What you are asked to do
Each line below must be set down exactly; omit any image you find.

======== Information supplied ========

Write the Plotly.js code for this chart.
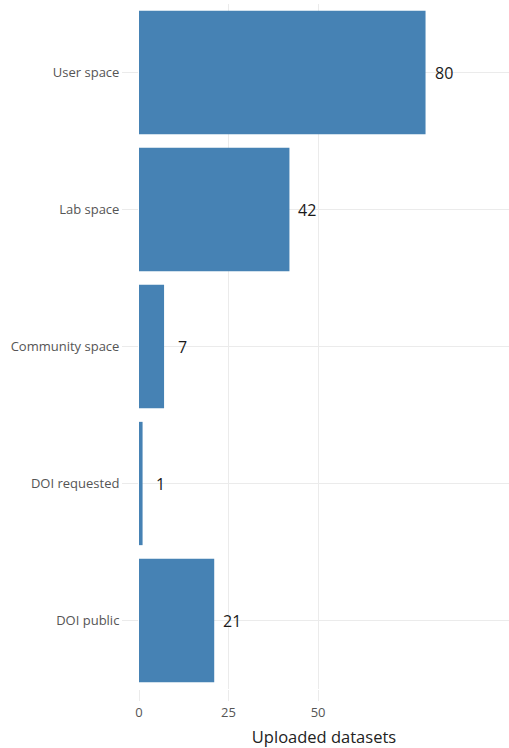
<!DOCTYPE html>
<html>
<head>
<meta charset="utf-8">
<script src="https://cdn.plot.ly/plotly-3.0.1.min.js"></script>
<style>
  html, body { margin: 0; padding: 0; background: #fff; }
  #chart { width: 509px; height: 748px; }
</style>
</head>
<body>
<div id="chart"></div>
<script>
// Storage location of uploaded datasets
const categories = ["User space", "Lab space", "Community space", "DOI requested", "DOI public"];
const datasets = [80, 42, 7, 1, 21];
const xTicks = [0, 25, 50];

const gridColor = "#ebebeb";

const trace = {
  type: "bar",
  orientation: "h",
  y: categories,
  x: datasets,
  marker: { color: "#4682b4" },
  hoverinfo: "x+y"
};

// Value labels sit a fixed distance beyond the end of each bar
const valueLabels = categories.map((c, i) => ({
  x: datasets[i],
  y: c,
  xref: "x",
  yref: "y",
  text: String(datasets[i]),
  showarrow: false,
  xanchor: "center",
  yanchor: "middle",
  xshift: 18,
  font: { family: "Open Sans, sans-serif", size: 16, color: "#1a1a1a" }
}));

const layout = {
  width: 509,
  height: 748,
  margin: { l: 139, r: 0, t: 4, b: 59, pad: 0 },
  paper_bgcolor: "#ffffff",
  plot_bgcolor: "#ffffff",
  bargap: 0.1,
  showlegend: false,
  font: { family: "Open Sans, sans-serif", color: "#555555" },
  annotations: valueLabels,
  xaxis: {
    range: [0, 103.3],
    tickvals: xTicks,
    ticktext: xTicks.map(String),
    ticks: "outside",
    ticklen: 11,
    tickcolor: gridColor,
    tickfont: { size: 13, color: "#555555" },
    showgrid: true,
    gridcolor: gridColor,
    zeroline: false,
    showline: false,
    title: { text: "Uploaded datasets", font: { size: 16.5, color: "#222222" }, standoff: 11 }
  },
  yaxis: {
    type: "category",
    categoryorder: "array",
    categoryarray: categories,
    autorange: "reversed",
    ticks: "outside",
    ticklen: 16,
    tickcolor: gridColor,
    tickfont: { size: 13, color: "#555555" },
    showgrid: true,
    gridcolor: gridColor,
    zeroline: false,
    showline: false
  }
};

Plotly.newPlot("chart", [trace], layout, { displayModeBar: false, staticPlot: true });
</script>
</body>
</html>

========

The result
Write the Plotly.js code for this chart.
<!DOCTYPE html>
<html>
<head>
<meta charset="utf-8">
<script src="https://cdn.plot.ly/plotly-3.0.1.min.js"></script>
<style>
  html, body { margin: 0; padding: 0; background: #fff; }
  #chart { width: 509px; height: 748px; }
</style>
</head>
<body>
<div id="chart"></div>
<script>
// Storage location of uploaded datasets
const categories = ["User space", "Lab space", "Community space", "DOI requested", "DOI public"];
const datasets = [80, 42, 7, 1, 21];
const xTicks = [0, 25, 50];

const gridColor = "#ebebeb";

const trace = {
  type: "bar",
  orientation: "h",
  y: categories,
  x: datasets,
  marker: { color: "#4682b4" },
  hoverinfo: "x+y"
};

// Value labels sit a fixed distance beyond the end of each bar
const valueLabels = categories.map((c, i) => ({
  x: datasets[i],
  y: c,
  xref: "x",
  yref: "y",
  text: String(datasets[i]),
  showarrow: false,
  xanchor: "center",
  yanchor: "middle",
  xshift: 18,
  font: { family: "Open Sans, sans-serif", size: 16, color: "#1a1a1a" }
}));

const layout = {
  width: 509,
  height: 748,
  margin: { l: 139, r: 0, t: 4, b: 59, pad: 0 },
  paper_bgcolor: "#ffffff",
  plot_bgcolor: "#ffffff",
  bargap: 0.1,
  showlegend: false,
  font: { family: "Open Sans, sans-serif", color: "#555555" },
  annotations: valueLabels,
  xaxis: {
    range: [0, 103.3],
    tickvals: xTicks,
    ticktext: xTicks.map(String),
    ticks: "outside",
    ticklen: 11,
    tickcolor: gridColor,
    tickfont: { size: 13, color: "#555555" },
    showgrid: true,
    gridcolor: gridColor,
    zeroline: false,
    showline: false,
    title: { text: "Uploaded datasets", font: { size: 16.5, color: "#222222" }, standoff: 11 }
  },
  yaxis: {
    type: "category",
    categoryorder: "array",
    categoryarray: categories,
    autorange: "reversed",
    ticks: "outside",
    ticklen: 16,
    tickcolor: gridColor,
    tickfont: { size: 13, color: "#555555" },
    showgrid: true,
    gridcolor: gridColor,
    zeroline: false,
    showline: false
  }
};

Plotly.newPlot("chart", [trace], layout, { displayModeBar: false, staticPlot: true });
</script>
</body>
</html>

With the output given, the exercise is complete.